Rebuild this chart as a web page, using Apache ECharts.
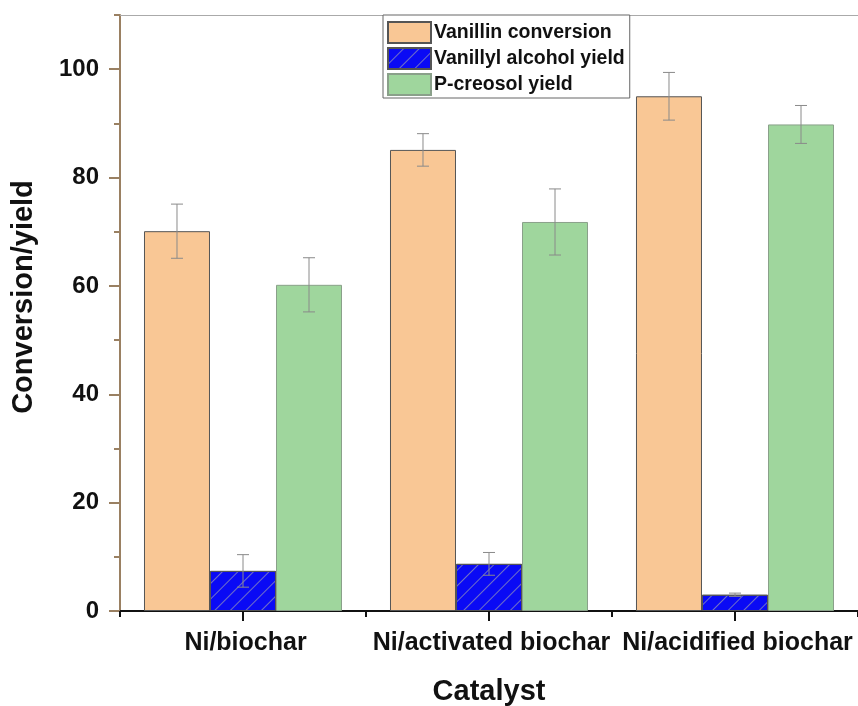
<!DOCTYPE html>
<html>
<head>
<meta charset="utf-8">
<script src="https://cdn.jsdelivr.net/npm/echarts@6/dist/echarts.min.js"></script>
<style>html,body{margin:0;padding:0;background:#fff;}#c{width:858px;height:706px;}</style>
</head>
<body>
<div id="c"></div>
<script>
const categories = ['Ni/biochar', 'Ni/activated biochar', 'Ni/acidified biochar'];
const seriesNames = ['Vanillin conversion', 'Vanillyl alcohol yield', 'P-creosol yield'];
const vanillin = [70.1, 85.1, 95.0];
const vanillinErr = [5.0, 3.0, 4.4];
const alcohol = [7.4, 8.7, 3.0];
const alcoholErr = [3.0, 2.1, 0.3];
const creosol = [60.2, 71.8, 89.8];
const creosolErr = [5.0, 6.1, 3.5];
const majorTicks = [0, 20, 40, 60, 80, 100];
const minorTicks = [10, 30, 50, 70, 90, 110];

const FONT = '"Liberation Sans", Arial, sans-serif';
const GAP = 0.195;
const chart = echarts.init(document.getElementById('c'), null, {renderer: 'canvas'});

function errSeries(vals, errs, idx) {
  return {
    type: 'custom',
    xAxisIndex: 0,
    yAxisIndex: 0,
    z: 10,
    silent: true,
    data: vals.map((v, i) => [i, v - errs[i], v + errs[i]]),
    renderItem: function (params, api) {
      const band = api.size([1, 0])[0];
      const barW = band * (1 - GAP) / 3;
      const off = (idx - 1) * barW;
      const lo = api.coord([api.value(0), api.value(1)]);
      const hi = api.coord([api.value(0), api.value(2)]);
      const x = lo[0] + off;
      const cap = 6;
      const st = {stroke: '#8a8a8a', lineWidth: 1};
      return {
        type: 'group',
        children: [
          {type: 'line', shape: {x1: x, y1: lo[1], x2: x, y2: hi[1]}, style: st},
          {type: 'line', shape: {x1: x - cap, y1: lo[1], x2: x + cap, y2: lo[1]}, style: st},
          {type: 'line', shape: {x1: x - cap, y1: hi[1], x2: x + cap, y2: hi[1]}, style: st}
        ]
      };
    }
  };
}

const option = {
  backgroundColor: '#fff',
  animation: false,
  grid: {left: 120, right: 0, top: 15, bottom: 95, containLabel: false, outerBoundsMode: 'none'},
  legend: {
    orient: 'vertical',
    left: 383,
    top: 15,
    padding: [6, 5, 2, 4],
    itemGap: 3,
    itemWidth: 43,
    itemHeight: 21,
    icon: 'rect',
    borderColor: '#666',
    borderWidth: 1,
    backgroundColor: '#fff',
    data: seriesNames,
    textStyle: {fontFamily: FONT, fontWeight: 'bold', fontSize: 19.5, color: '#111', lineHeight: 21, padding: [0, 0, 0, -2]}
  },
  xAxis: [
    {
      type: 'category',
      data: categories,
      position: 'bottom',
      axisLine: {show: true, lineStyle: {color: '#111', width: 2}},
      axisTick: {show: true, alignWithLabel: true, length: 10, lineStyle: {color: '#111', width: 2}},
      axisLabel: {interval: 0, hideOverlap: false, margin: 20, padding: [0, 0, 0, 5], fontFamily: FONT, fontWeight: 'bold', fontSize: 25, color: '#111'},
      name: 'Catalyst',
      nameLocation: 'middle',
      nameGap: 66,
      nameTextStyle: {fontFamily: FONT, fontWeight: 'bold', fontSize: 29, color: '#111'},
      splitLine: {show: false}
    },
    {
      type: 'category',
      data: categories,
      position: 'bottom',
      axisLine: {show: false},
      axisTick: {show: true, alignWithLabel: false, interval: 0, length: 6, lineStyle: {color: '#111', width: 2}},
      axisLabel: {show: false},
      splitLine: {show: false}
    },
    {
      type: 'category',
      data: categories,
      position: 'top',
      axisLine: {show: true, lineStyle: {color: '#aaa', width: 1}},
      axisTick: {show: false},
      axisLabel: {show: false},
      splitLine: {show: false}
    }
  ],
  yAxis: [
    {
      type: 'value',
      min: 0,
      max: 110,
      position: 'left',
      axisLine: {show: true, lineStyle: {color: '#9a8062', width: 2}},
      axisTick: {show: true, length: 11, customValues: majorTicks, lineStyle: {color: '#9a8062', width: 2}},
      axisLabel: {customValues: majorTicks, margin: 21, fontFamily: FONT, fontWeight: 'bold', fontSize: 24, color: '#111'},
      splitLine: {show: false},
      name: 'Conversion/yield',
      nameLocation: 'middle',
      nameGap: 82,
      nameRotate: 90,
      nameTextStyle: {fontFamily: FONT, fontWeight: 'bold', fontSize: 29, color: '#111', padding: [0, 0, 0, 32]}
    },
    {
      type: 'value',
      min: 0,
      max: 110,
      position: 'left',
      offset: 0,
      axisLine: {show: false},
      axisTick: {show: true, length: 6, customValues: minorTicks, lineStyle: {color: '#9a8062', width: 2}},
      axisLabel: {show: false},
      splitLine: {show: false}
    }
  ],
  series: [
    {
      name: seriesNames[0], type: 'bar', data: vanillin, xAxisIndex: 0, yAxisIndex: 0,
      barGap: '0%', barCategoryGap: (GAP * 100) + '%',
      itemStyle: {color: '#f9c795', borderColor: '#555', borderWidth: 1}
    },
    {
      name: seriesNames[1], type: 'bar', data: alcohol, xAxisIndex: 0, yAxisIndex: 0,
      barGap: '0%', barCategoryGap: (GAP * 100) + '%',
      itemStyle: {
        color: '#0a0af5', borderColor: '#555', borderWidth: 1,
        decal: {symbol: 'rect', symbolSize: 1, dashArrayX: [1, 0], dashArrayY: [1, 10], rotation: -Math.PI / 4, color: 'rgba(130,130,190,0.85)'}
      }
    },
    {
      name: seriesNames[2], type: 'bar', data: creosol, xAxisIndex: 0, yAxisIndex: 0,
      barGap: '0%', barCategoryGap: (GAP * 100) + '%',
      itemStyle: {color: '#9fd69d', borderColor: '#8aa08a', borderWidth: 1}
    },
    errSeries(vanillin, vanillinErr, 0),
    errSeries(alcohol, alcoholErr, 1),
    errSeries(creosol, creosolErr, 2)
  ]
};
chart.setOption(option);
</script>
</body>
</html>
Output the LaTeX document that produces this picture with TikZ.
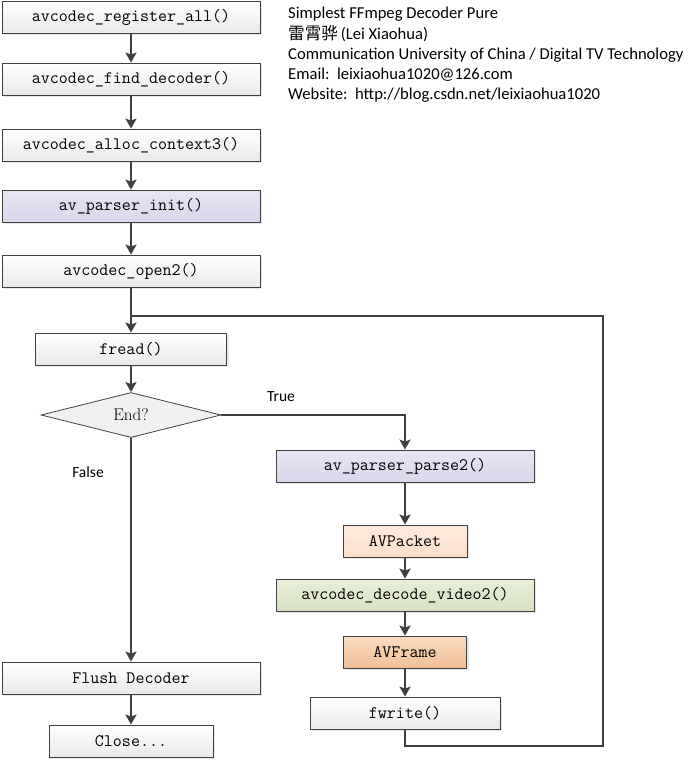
++++++++
Given request:
Identify the lines that contain the string "document", and copy every one of them.

Worked solution:
const chart = echarts.init(document.getElementById('c'), null, {renderer: 'canvas'});
Output the LaTeX document that produces this picture with TikZ.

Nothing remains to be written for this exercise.